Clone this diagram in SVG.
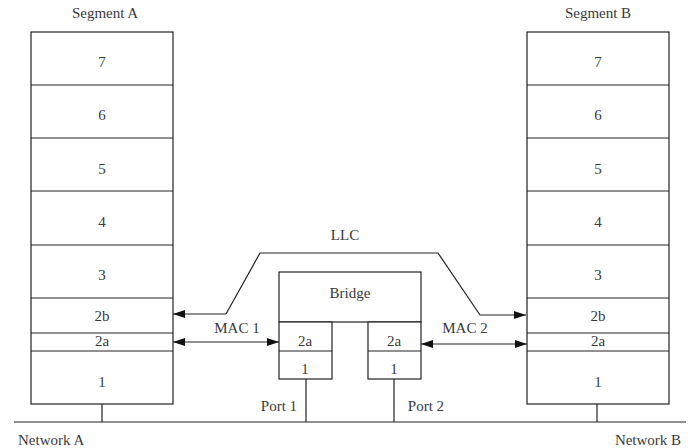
<svg xmlns="http://www.w3.org/2000/svg" width="688" height="448" viewBox="0 0 688 448">
<style>
.box{fill:#fff;stroke:#222;stroke-width:1.2}
.ln{fill:none;stroke:#222;stroke-width:1.2}
text{font-family:"Liberation Serif","Times New Roman",serif;font-size:15px;fill:#3a3a3a;text-anchor:middle}
.l{text-anchor:start}
</style>
<defs>
<marker id="ah" viewBox="0 0 12 8" refX="12" refY="4" markerWidth="12" markerHeight="8" markerUnits="userSpaceOnUse" orient="auto-start-reverse">
<path d="M0,0 L12,4 L0,8 Z" fill="#111"/>
</marker>
</defs>
<rect width="688" height="448" fill="#fff"/>
<g id="segmentA">
<text x="105" y="18">Segment A</text>
<rect class="box" x="31" y="32" width="142" height="372"/>
<path class="ln" d="M31,85H173M31,138H173M31,191H173M31,245H173M31,298H173M31,333H173M31,351H173"/>
<text x="102" y="67">7</text>
<text x="102" y="120">6</text>
<text x="102" y="174">5</text>
<text x="102" y="227">4</text>
<text x="102" y="280">3</text>
<text x="102" y="321">2b</text>
<text x="102" y="346">2a</text>
<text x="102" y="387">1</text>
</g>
<g id="segmentB">
<text x="598" y="18">Segment B</text>
<rect class="box" x="527" y="32" width="142" height="372"/>
<path class="ln" d="M527,85H669M527,138H669M527,191H669M527,245H669M527,298H669M527,333H669M527,351H669"/>
<text x="598" y="67">7</text>
<text x="598" y="120">6</text>
<text x="598" y="174">5</text>
<text x="598" y="227">4</text>
<text x="598" y="280">3</text>
<text x="598" y="321">2b</text>
<text x="598" y="346">2a</text>
<text x="598" y="387">1</text>
</g>
<g id="bridge">
<rect class="box" x="279" y="272" width="142" height="50"/>
<text x="350" y="298">Bridge</text>
</g>
<g id="port1box">
<rect class="box" x="279" y="322" width="53" height="57"/>
<path class="ln" d="M279,351H332"/>
<text x="305" y="346">2a</text>
<text x="305" y="374">1</text>
</g>
<g id="port2box">
<rect class="box" x="368" y="322" width="53" height="57"/>
<path class="ln" d="M368,351H421"/>
<text x="394" y="346">2a</text>
<text x="394" y="374">1</text>
</g>
<g id="connectors">
<path class="ln" d="M14,422H686"/>
<path class="ln" d="M102,404V422M597,404V422M306,379V422M394,379V422"/>
<path class="ln" d="M226,314L260,253H438L480,315H526" marker-end="url(#ah)"/>
<path class="ln" d="M226,314H173" marker-end="url(#ah)"/>
<path class="ln" d="M173,342H279" marker-start="url(#ah)" marker-end="url(#ah)"/>
<path class="ln" d="M421,344H527" marker-start="url(#ah)" marker-end="url(#ah)"/>
</g>
<g id="labels">
<text x="345" y="240">LLC</text>
<text x="237" y="333">MAC 1</text>
<text x="465" y="333">MAC 2</text>
<text x="279" y="411">Port 1</text>
<text x="426" y="411">Port 2</text>
<text class="l" x="18" y="445">Network A</text>
<text x="648" y="445">Network B</text>
</g>
</svg>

* * * * *

EXERCISE DESCRIPTION -
Without the pictures, write out all of the material exactly.

SOLUTION TO THIS TASK -
Clone this diagram in SVG.
<svg xmlns="http://www.w3.org/2000/svg" width="688" height="448" viewBox="0 0 688 448">
<style>
.box{fill:#fff;stroke:#222;stroke-width:1.2}
.ln{fill:none;stroke:#222;stroke-width:1.2}
text{font-family:"Liberation Serif","Times New Roman",serif;font-size:15px;fill:#3a3a3a;text-anchor:middle}
.l{text-anchor:start}
</style>
<defs>
<marker id="ah" viewBox="0 0 12 8" refX="12" refY="4" markerWidth="12" markerHeight="8" markerUnits="userSpaceOnUse" orient="auto-start-reverse">
<path d="M0,0 L12,4 L0,8 Z" fill="#111"/>
</marker>
</defs>
<rect width="688" height="448" fill="#fff"/>
<g id="segmentA">
<text x="105" y="18">Segment A</text>
<rect class="box" x="31" y="32" width="142" height="372"/>
<path class="ln" d="M31,85H173M31,138H173M31,191H173M31,245H173M31,298H173M31,333H173M31,351H173"/>
<text x="102" y="67">7</text>
<text x="102" y="120">6</text>
<text x="102" y="174">5</text>
<text x="102" y="227">4</text>
<text x="102" y="280">3</text>
<text x="102" y="321">2b</text>
<text x="102" y="346">2a</text>
<text x="102" y="387">1</text>
</g>
<g id="segmentB">
<text x="598" y="18">Segment B</text>
<rect class="box" x="527" y="32" width="142" height="372"/>
<path class="ln" d="M527,85H669M527,138H669M527,191H669M527,245H669M527,298H669M527,333H669M527,351H669"/>
<text x="598" y="67">7</text>
<text x="598" y="120">6</text>
<text x="598" y="174">5</text>
<text x="598" y="227">4</text>
<text x="598" y="280">3</text>
<text x="598" y="321">2b</text>
<text x="598" y="346">2a</text>
<text x="598" y="387">1</text>
</g>
<g id="bridge">
<rect class="box" x="279" y="272" width="142" height="50"/>
<text x="350" y="298">Bridge</text>
</g>
<g id="port1box">
<rect class="box" x="279" y="322" width="53" height="57"/>
<path class="ln" d="M279,351H332"/>
<text x="305" y="346">2a</text>
<text x="305" y="374">1</text>
</g>
<g id="port2box">
<rect class="box" x="368" y="322" width="53" height="57"/>
<path class="ln" d="M368,351H421"/>
<text x="394" y="346">2a</text>
<text x="394" y="374">1</text>
</g>
<g id="connectors">
<path class="ln" d="M14,422H686"/>
<path class="ln" d="M102,404V422M597,404V422M306,379V422M394,379V422"/>
<path class="ln" d="M226,314L260,253H438L480,315H526" marker-end="url(#ah)"/>
<path class="ln" d="M226,314H173" marker-end="url(#ah)"/>
<path class="ln" d="M173,342H279" marker-start="url(#ah)" marker-end="url(#ah)"/>
<path class="ln" d="M421,344H527" marker-start="url(#ah)" marker-end="url(#ah)"/>
</g>
<g id="labels">
<text x="345" y="240">LLC</text>
<text x="237" y="333">MAC 1</text>
<text x="465" y="333">MAC 2</text>
<text x="279" y="411">Port 1</text>
<text x="426" y="411">Port 2</text>
<text class="l" x="18" y="445">Network A</text>
<text x="648" y="445">Network B</text>
</g>
</svg>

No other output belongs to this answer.